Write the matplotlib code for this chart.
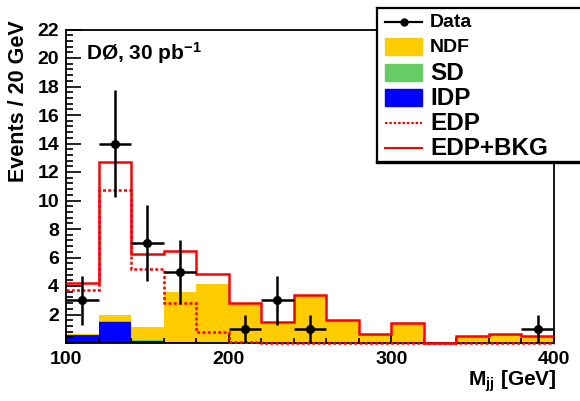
import numpy as np
import matplotlib
matplotlib.use('Agg')
from matplotlib import pyplot as plt
from matplotlib.ticker import MultipleLocator
from matplotlib.patches import Rectangle
from matplotlib.lines import Line2D

plt.rcParams['font.family'] = 'Liberation Sans'
plt.rcParams['font.weight'] = 'bold'
plt.rcParams['mathtext.fontset'] = 'custom'
plt.rcParams['mathtext.rm'] = 'Liberation Sans:bold'
plt.rcParams['mathtext.it'] = 'Liberation Sans:bold'
plt.rcParams['mathtext.bf'] = 'Liberation Sans:bold'

# 20 GeV bins, 100-400 GeV
binEdges = np.arange(100, 401, 20)

# stacked backgrounds (own contribution per bin)
idpValues = [0.56, 1.5, 0.15, 0.05, 0.02, 0, 0, 0, 0, 0, 0, 0, 0, 0, 0]
sdValues = [0.02, 0.02, 0.03, 0.03, 0.03, 0.02, 0.01, 0, 0, 0, 0, 0, 0, 0, 0]
ndfValues = [0.08, 0.46, 0.95, 3.52, 4.09, 2.76, 1.49, 3.35, 1.61, 0.61, 1.43, 0, 0.51, 0.61, 0.49]

edpValues = [3.72, 10.77, 5.17, 2.83, 0.8, 0.05, 0, 0, 0, 0, 0, 0, 0, 0, 0]
edpBkgValues = [4.23, 12.7, 6.25, 6.43, 4.87, 2.83, 1.5, 3.35, 1.61, 0.61, 1.43, 0, 0.51, 0.61, 0.49]

dataX = [110, 130, 150, 170, 210, 230, 250, 390]
dataY = [3, 14, 7, 5, 1, 3, 1, 1]
dataErr = [1.73, 3.74, 2.65, 2.24, 1.0, 1.73, 1.0, 1.0]

yellow = '#ffcc00'
green = '#66cc66'
blue = '#0000ff'
red = '#ff0000'

fig = plt.figure(figsize=(5.8, 4.01), dpi=100)
ax = fig.add_axes([66/580, 1 - 343/401, (554 - 66)/580, (343 - 29.5)/401])

idp = np.array(idpValues)
sd = np.array(sdValues)
ndf = np.array(ndfValues)
ax.stairs(idp + sd + ndf, binEdges, baseline=idp + sd, fill=True, color=yellow, zorder=1)
ax.stairs(idp + sd, binEdges, baseline=idp, fill=True, color=green, zorder=1)
ax.stairs(idp, binEdges, baseline=0, fill=True, color=blue, zorder=1)

ax.stairs(edpValues, binEdges, baseline=None, color=red, linewidth=1.8,
          linestyle=(0, (1.2, 0.9)), zorder=3, clip_on=False)
ax.stairs(edpBkgValues, binEdges, baseline=None, color=red, linewidth=1.8,
          zorder=3, clip_on=False)

ax.errorbar(dataX, dataY, yerr=dataErr, xerr=10, fmt='o', color='black',
            markersize=5.5, elinewidth=1.8, capsize=0, zorder=5)

ax.set_xlim(100, 400)
ax.set_ylim(0, 22)
ax.xaxis.set_major_locator(MultipleLocator(100))
ax.xaxis.set_minor_locator(MultipleLocator(20))
ax.yaxis.set_minor_locator(MultipleLocator(0.4))
ax.set_yticks(np.arange(2, 23, 2))
ax.tick_params(which='both', direction='in', top=False, right=False, width=1.2,
               labelsize=14)
ax.tick_params(axis='y', which='major', length=10.5, pad=5)
ax.tick_params(axis='y', which='minor', length=5.3)
ax.tick_params(axis='x', which='major', length=6.5, pad=6)
ax.tick_params(axis='x', which='minor', length=3.3)
for s in ax.spines.values():
    s.set_linewidth(1.3)

ax.text(0.04, 0.925, 'DØ, 30 pb$^{-1}$', transform=ax.transAxes,
        fontsize=15, ha='left', va='center')

fig.text(19/580, 1 - 20/401, 'Events / 20 GeV', rotation=90, ha='center',
         va='top', fontsize=15.5)
fig.text(557/580, 1 - 381/401, 'M$_{\\mathrm{jj}}$ [GeV]', ha='right',
         va='center', fontsize=15)

# legend box, drawn in pixel units of its own axes
lax = fig.add_axes([377/580, 1 - 162/401, 206/580, 154/401])
lax.set_xlim(0, 206)
lax.set_ylim(154, 0)
lax.set_xticks([])
lax.set_yticks([])
for s in lax.spines.values():
    s.set_linewidth(1.6)
lax.spines['bottom'].set_linewidth(2.4)
lax.set_facecolor('white')

rowY = [14, 39, 65, 90, 115, 140]
labels = ['Data', 'NDF', 'SD', 'IDP', 'EDP', 'EDP+BKG']
sizes = [14, 14, 17.5, 17.5, 17.5, 17.5]
lax.add_line(Line2D([8, 45], [rowY[0], rowY[0]], color='black', linewidth=1.6))
lax.plot([27], [rowY[0]], 'o', color='black', markersize=5)
for y, c in zip(rowY[1:4], [yellow, green, blue]):
    lax.add_patch(Rectangle((8, y - 8.5), 37, 17, color=c))
lax.add_line(Line2D([8, 45], [rowY[4], rowY[4]], color=red, linewidth=1.5,
                    linestyle=(0, (1.2, 0.9))))
lax.add_line(Line2D([8, 45], [rowY[5], rowY[5]], color=red, linewidth=1.5))
for y, t, fs in zip(rowY, labels, sizes):
    lax.text(53, y + 1, t, fontsize=fs, ha='left', va='center')

fig.savefig('out.png', dpi=100)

------------------------------

▶ _WHAT THE EXERCISE ASKS_
Without the pictures, retype the whole of the material above exactly.

▶ _SOLUTION TO THIS TASK_
Write the matplotlib code for this chart.
import numpy as np
import matplotlib
matplotlib.use('Agg')
from matplotlib import pyplot as plt
from matplotlib.ticker import MultipleLocator
from matplotlib.patches import Rectangle
from matplotlib.lines import Line2D

plt.rcParams['font.family'] = 'Liberation Sans'
plt.rcParams['font.weight'] = 'bold'
plt.rcParams['mathtext.fontset'] = 'custom'
plt.rcParams['mathtext.rm'] = 'Liberation Sans:bold'
plt.rcParams['mathtext.it'] = 'Liberation Sans:bold'
plt.rcParams['mathtext.bf'] = 'Liberation Sans:bold'

# 20 GeV bins, 100-400 GeV
binEdges = np.arange(100, 401, 20)

# stacked backgrounds (own contribution per bin)
idpValues = [0.56, 1.5, 0.15, 0.05, 0.02, 0, 0, 0, 0, 0, 0, 0, 0, 0, 0]
sdValues = [0.02, 0.02, 0.03, 0.03, 0.03, 0.02, 0.01, 0, 0, 0, 0, 0, 0, 0, 0]
ndfValues = [0.08, 0.46, 0.95, 3.52, 4.09, 2.76, 1.49, 3.35, 1.61, 0.61, 1.43, 0, 0.51, 0.61, 0.49]

edpValues = [3.72, 10.77, 5.17, 2.83, 0.8, 0.05, 0, 0, 0, 0, 0, 0, 0, 0, 0]
edpBkgValues = [4.23, 12.7, 6.25, 6.43, 4.87, 2.83, 1.5, 3.35, 1.61, 0.61, 1.43, 0, 0.51, 0.61, 0.49]

dataX = [110, 130, 150, 170, 210, 230, 250, 390]
dataY = [3, 14, 7, 5, 1, 3, 1, 1]
dataErr = [1.73, 3.74, 2.65, 2.24, 1.0, 1.73, 1.0, 1.0]

yellow = '#ffcc00'
green = '#66cc66'
blue = '#0000ff'
red = '#ff0000'

fig = plt.figure(figsize=(5.8, 4.01), dpi=100)
ax = fig.add_axes([66/580, 1 - 343/401, (554 - 66)/580, (343 - 29.5)/401])

idp = np.array(idpValues)
sd = np.array(sdValues)
ndf = np.array(ndfValues)
ax.stairs(idp + sd + ndf, binEdges, baseline=idp + sd, fill=True, color=yellow, zorder=1)
ax.stairs(idp + sd, binEdges, baseline=idp, fill=True, color=green, zorder=1)
ax.stairs(idp, binEdges, baseline=0, fill=True, color=blue, zorder=1)

ax.stairs(edpValues, binEdges, baseline=None, color=red, linewidth=1.8,
          linestyle=(0, (1.2, 0.9)), zorder=3, clip_on=False)
ax.stairs(edpBkgValues, binEdges, baseline=None, color=red, linewidth=1.8,
          zorder=3, clip_on=False)

ax.errorbar(dataX, dataY, yerr=dataErr, xerr=10, fmt='o', color='black',
            markersize=5.5, elinewidth=1.8, capsize=0, zorder=5)

ax.set_xlim(100, 400)
ax.set_ylim(0, 22)
ax.xaxis.set_major_locator(MultipleLocator(100))
ax.xaxis.set_minor_locator(MultipleLocator(20))
ax.yaxis.set_minor_locator(MultipleLocator(0.4))
ax.set_yticks(np.arange(2, 23, 2))
ax.tick_params(which='both', direction='in', top=False, right=False, width=1.2,
               labelsize=14)
ax.tick_params(axis='y', which='major', length=10.5, pad=5)
ax.tick_params(axis='y', which='minor', length=5.3)
ax.tick_params(axis='x', which='major', length=6.5, pad=6)
ax.tick_params(axis='x', which='minor', length=3.3)
for s in ax.spines.values():
    s.set_linewidth(1.3)

ax.text(0.04, 0.925, 'DØ, 30 pb$^{-1}$', transform=ax.transAxes,
        fontsize=15, ha='left', va='center')

fig.text(19/580, 1 - 20/401, 'Events / 20 GeV', rotation=90, ha='center',
         va='top', fontsize=15.5)
fig.text(557/580, 1 - 381/401, 'M$_{\\mathrm{jj}}$ [GeV]', ha='right',
         va='center', fontsize=15)

# legend box, drawn in pixel units of its own axes
lax = fig.add_axes([377/580, 1 - 162/401, 206/580, 154/401])
lax.set_xlim(0, 206)
lax.set_ylim(154, 0)
lax.set_xticks([])
lax.set_yticks([])
for s in lax.spines.values():
    s.set_linewidth(1.6)
lax.spines['bottom'].set_linewidth(2.4)
lax.set_facecolor('white')

rowY = [14, 39, 65, 90, 115, 140]
labels = ['Data', 'NDF', 'SD', 'IDP', 'EDP', 'EDP+BKG']
sizes = [14, 14, 17.5, 17.5, 17.5, 17.5]
lax.add_line(Line2D([8, 45], [rowY[0], rowY[0]], color='black', linewidth=1.6))
lax.plot([27], [rowY[0]], 'o', color='black', markersize=5)
for y, c in zip(rowY[1:4], [yellow, green, blue]):
    lax.add_patch(Rectangle((8, y - 8.5), 37, 17, color=c))
lax.add_line(Line2D([8, 45], [rowY[4], rowY[4]], color=red, linewidth=1.5,
                    linestyle=(0, (1.2, 0.9))))
lax.add_line(Line2D([8, 45], [rowY[5], rowY[5]], color=red, linewidth=1.5))
for y, t, fs in zip(rowY, labels, sizes):
    lax.text(53, y + 1, t, fontsize=fs, ha='left', va='center')

fig.savefig('out.png', dpi=100)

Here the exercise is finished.